Bologna identifies himself as a freelancer from the moment on he loses his job in the course of Italian state-action against radical intellectuals, starting in 1979, affecting him in 1982. What Bologna calls "die neue selbständige Arbeit" - Il lavoro autonomo di seconda generazione11 the phenomenon of new self-employed and self-directed gives rise to the dieci tesi, the 10 theses first presented to the public in altre ragioni in 1991, printed in 199712
Bologna comes out with the strong claim that in writing the 10 theses Marxism provided him with no historic or theoretic point of reference. There is no chapter in Capital, the Theory of Surplus Value or Grundrisse which provided any orientation for him. p. 177-78 Bologna sees great scope for fields of action opened by the crisis produced by neoliberalism and finance, because of the paradigm change brought by networked computing, "the greatest industrial revolution since the combustion engine". Bologna urges us to use those spaces of action, but also warns about the myths of the knowledge worker in light of exploitation of university staff and the general decline of the middle classes.
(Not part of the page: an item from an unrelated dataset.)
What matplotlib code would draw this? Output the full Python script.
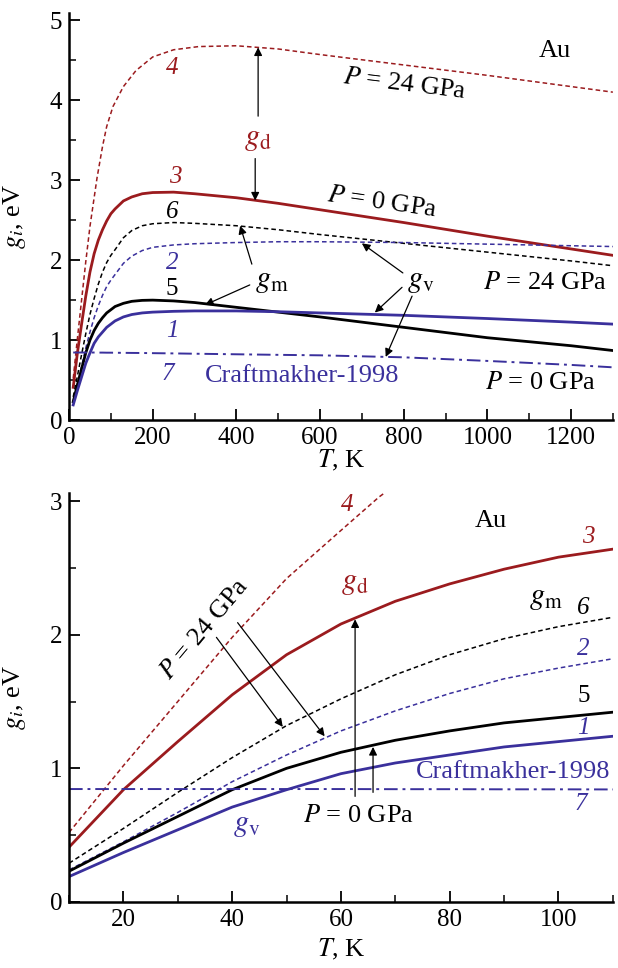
import numpy as np
import matplotlib
matplotlib.use("Agg")
import matplotlib.pyplot as plt
from matplotlib.ticker import MultipleLocator

plt.rcParams["font.family"] = ["Liberation Serif", "DejaVu Serif"]
plt.rcParams["mathtext.fontset"] = "stix"

RED = "#9b1b1e"
BLUE = "#3a309c"

# temperature grid, K
T = [10, 20, 30, 40, 50, 60, 70, 80, 90, 100, 110,
     130, 150, 175, 200, 250, 300, 400, 500, 600, 800, 1000, 1200, 1300]

# curve 1: g_v, P = 0 GPa
g1 = [0.19, 0.37, 0.54, 0.71, 0.84, 0.96, 1.04, 1.10, 1.16, 1.20, 1.24,
      1.29, 1.32, 1.34, 1.35, 1.36, 1.365, 1.365, 1.355, 1.34, 1.31, 1.27, 1.225, 1.20]
# curve 2: g_v, P = 24 GPa
g2 = [0.24, 0.45, 0.67, 0.90, 1.10, 1.28, 1.43, 1.56, 1.67, 1.75, 1.82,
      1.96, 2.05, 2.12, 2.16, 2.19, 2.205, 2.22, 2.23, 2.23, 2.22, 2.20, 2.18, 2.17]
# curve 3: g_d, P = 0 GPa
g3 = [0.41, 0.84, 1.20, 1.55, 1.85, 2.08, 2.25, 2.38, 2.49, 2.58, 2.64,
      2.74, 2.79, 2.83, 2.845, 2.85, 2.83, 2.78, 2.71, 2.63, 2.47, 2.30, 2.14, 2.06]
# curve 5: g_m, P = 0 GPa
g5 = [0.23, 0.44, 0.64, 0.84, 1.00, 1.12, 1.21, 1.28, 1.34, 1.38, 1.42,
      1.46, 1.485, 1.497, 1.50, 1.49, 1.47, 1.41, 1.35, 1.29, 1.16, 1.03, 0.93, 0.87]
# curve 6: g_m, P = 24 GPa
g6 = [0.29, 0.55, 0.82, 1.08, 1.32, 1.52, 1.70, 1.85, 1.97, 2.06, 2.13,
      2.28, 2.37, 2.43, 2.455, 2.47, 2.46, 2.43, 2.38, 2.32, 2.21, 2.10, 1.99, 1.93]
# curve 7: Craftmakher-1998
g7 = [0.845, 0.845, 0.845, 0.845, 0.845, 0.845, 0.844, 0.844, 0.843, 0.843, 0.842,
      0.841, 0.84, 0.839, 0.837, 0.834, 0.83, 0.823, 0.816, 0.81, 0.785, 0.74, 0.69, 0.66]

# curve 4: g_d, P = 24 GPa
T4 = [10, 20, 30, 40, 50, 60, 67, 80, 90, 105, 130, 160, 200, 250, 310, 400,
      500, 600, 800, 1000, 1200, 1300]
g4 = [0.52, 1.02, 1.50, 1.98, 2.42, 2.78, 3.03, 3.42, 3.67, 3.92, 4.17, 4.37,
      4.54, 4.63, 4.67, 4.68, 4.64, 4.57, 4.44, 4.31, 4.17, 4.10]


def draw_curves(ax):
    ax.plot(T4, g4, color=RED, lw=1.1, ls=(0, (3, 2)))
    ax.plot(T, g3, color=RED, lw=2.0)
    ax.plot(T, g6, color="k", lw=1.1, ls=(0, (3, 2)))
    ax.plot(T, g2, color=BLUE, lw=1.1, ls=(0, (3, 2)))
    ax.plot(T, g5, color="k", lw=2.0)
    ax.plot(T, g1, color=BLUE, lw=2.0)
    ax.plot(T, g7, color=BLUE, lw=1.4, ls=(0, (7, 2.5, 1.5, 2.5)))


def style_axes(ax, xlab_y):
    for s in ["top", "right"]:
        ax.spines[s].set_visible(False)
    for s in ["left", "bottom"]:
        ax.spines[s].set_linewidth(1.8)
    ax.tick_params(which="major", direction="in", length=8, width=1.3,
                   labelsize=18, pad=5)
    ax.tick_params(which="minor", direction="in", length=5, width=1.1)
    ax.set_ylabel("$g_i$, eV", fontsize=19)
    ax.set_xlabel("$T$, K", fontsize=19)
    ax.yaxis.set_label_coords(-0.075, 0.5)
    ax.xaxis.set_label_coords(0.5, xlab_y)


def arrow(ax, start, end):
    ax.annotate("", xy=end, xytext=start,
                arrowprops=dict(arrowstyle="-|>", color="k", lw=0.9,
                                mutation_scale=12, shrinkA=0, shrinkB=0))


fig = plt.figure(figsize=(6.18, 9.68), dpi=100)

fs = 19      # annotation text
fn = 18      # curve numbers
fg = 22      # g labels

# ---- top panel ----
ax1 = fig.add_axes([0.1117, 0.566, 0.880, 0.4206])
draw_curves(ax1)
ax1.set_xlim(0, 1300)
ax1.set_ylim(0, 5.09)
ax1.xaxis.set_major_locator(MultipleLocator(200))
ax1.xaxis.set_minor_locator(MultipleLocator(100))
ax1.yaxis.set_major_locator(MultipleLocator(1))
ax1.yaxis.set_minor_locator(MultipleLocator(0.5))
style_axes(ax1, -0.069)

ax1.text(246, 4.4, "4", color=RED, fontsize=fn, style="italic", ha="center", va="center")
ax1.text(253, 3.04, "3", color=RED, fontsize=fn, style="italic", ha="center", va="center")
ax1.text(246, 2.6, "6", color="k", fontsize=fn, style="italic", ha="center", va="center")
ax1.text(246, 1.96, "2", color=BLUE, fontsize=fn, style="italic", ha="center", va="center")
ax1.text(246, 1.64, "5", color="k", fontsize=fn, ha="center", va="center")
ax1.text(246, 1.11, "1", color=BLUE, fontsize=fn, style="italic", ha="center", va="center")
ax1.text(237, 0.58, "7", color=BLUE, fontsize=fn, style="italic", ha="center", va="center")
ax1.text(325, 0.55, "Craftmakher-1998", color=BLUE, fontsize=fs, ha="left", va="center")
ax1.text(1161, 4.62, "Au", color="k", fontsize=fs, ha="center", va="center")

ax1.text(452, 3.52, "$g_\\mathrm{d}$", color=RED, fontsize=fg, ha="center", va="center")
arrow(ax1, (452, 3.8), (452, 4.66))
arrow(ax1, (445, 3.27), (445, 2.745))

ax1.text(803, 4.2, "$P$ = 24 GPa", fontsize=fs, rotation=-7, ha="center", va="center")
ax1.text(748, 2.72, "$P$ = 0 GPa", fontsize=fs, rotation=-8, ha="center", va="center")
ax1.text(1137, 1.72, "$P$ = 24 GPa", fontsize=fs, ha="center", va="center")
ax1.text(1128, 0.46, "$P$ = 0 GPa", fontsize=fs, ha="center", va="center")

ax1.text(485, 1.75, "$g_\\mathrm{m}$", color="k", fontsize=fg, ha="center", va="center")
arrow(ax1, (437, 1.95), (409, 2.43))
arrow(ax1, (432, 1.69), (325, 1.44))

ax1.text(841, 1.74, "$g_\\mathrm{v}$", color="k", fontsize=fg, ha="center", va="center")
arrow(ax1, (798, 1.84), (700, 2.21))
arrow(ax1, (796, 1.66), (731, 1.345))
arrow(ax1, (820, 1.55), (757, 0.79))

# ---- bottom panel ----
ax2 = fig.add_axes([0.1117, 0.0682, 0.880, 0.4225])
draw_curves(ax2)
ax2.set_xlim(10, 110)
ax2.set_ylim(0, 3.06)
ax2.xaxis.set_major_locator(MultipleLocator(20))
ax2.xaxis.set_minor_locator(MultipleLocator(10))
ax2.yaxis.set_major_locator(MultipleLocator(1))
ax2.yaxis.set_minor_locator(MultipleLocator(0.5))
style_axes(ax2, -0.086)

ax2.text(87.5, 2.85, "Au", color="k", fontsize=fs, ha="center", va="center")
ax2.text(61.1, 2.97, "4", color=RED, fontsize=fn, style="italic", ha="center", va="center")
ax2.text(105.4, 2.73, "3", color=RED, fontsize=fn, style="italic", ha="center", va="center")
ax2.text(62.6, 2.39, "$g_\\mathrm{d}$", color=RED, fontsize=fg, ha="center", va="center")
arrow(ax2, (62.6, 0.79), (62.6, 2.115))
ax2.text(97.6, 2.28, "$g_\\mathrm{m}$", color="k", fontsize=fg, ha="center", va="center")
ax2.text(104.5, 2.2, "6", color="k", fontsize=fn, style="italic", ha="center", va="center")
ax2.text(104.6, 1.89, "2", color=BLUE, fontsize=fn, style="italic", ha="center", va="center")
ax2.text(104.6, 1.54, "5", color="k", fontsize=fn, ha="center", va="center")
ax2.text(104.6, 1.30, "1", color=BLUE, fontsize=fn, style="italic", ha="center", va="center")
ax2.text(109.6, 0.97, "Craftmakher-1998", color=BLUE, fontsize=fs, ha="right", va="center")
ax2.text(104.1, 0.73, "7", color=BLUE, fontsize=fn, style="italic", ha="center", va="center")
ax2.text(53.0, 0.64, "$P$ = 0 GPa", fontsize=fs, ha="left", va="center")
arrow(ax2, (65.9, 0.82), (65.9, 1.16))
ax2.text(42.7, 0.58, "$g_\\mathrm{v}$", color=BLUE, fontsize=fg, ha="center", va="center")
ax2.text(34.9, 2.04, "$P$ = 24 GPa", fontsize=fs, rotation=50, ha="center", va="center")
arrow(ax2, (37.1, 1.98), (49.3, 1.31))
arrow(ax2, (41.0, 2.09), (57.0, 1.24))

fig.savefig("out.png", dpi=100)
Bologna insists we do not only have to go beyond Marx but also beyond the notion of The Left if we are to tackle issues such as the defence of postfordist labour and its autonomy, which he sees the remaining socialist or even radical leftist movements uncapable of. Now politically homeless, he is happy with that, and still draws on some of the operaismo research methodologies pp. 180-181
Those strong words come a bit as a surprise and my translation may make them even more undercomplex or clumsy. But once more lets make a holding mark, about this question if Postfordism really made any form of Marxist theory formulation obsolete. That could be read in a wider context where the development of media unhinges the leverage of Marx based thought. Which is what some Postmodern media theorists think. Turning this upside down, it could be valuable to study more concretely the relationship between the rise of new media and postmodernist theory strands within the postfordist economic paradigm.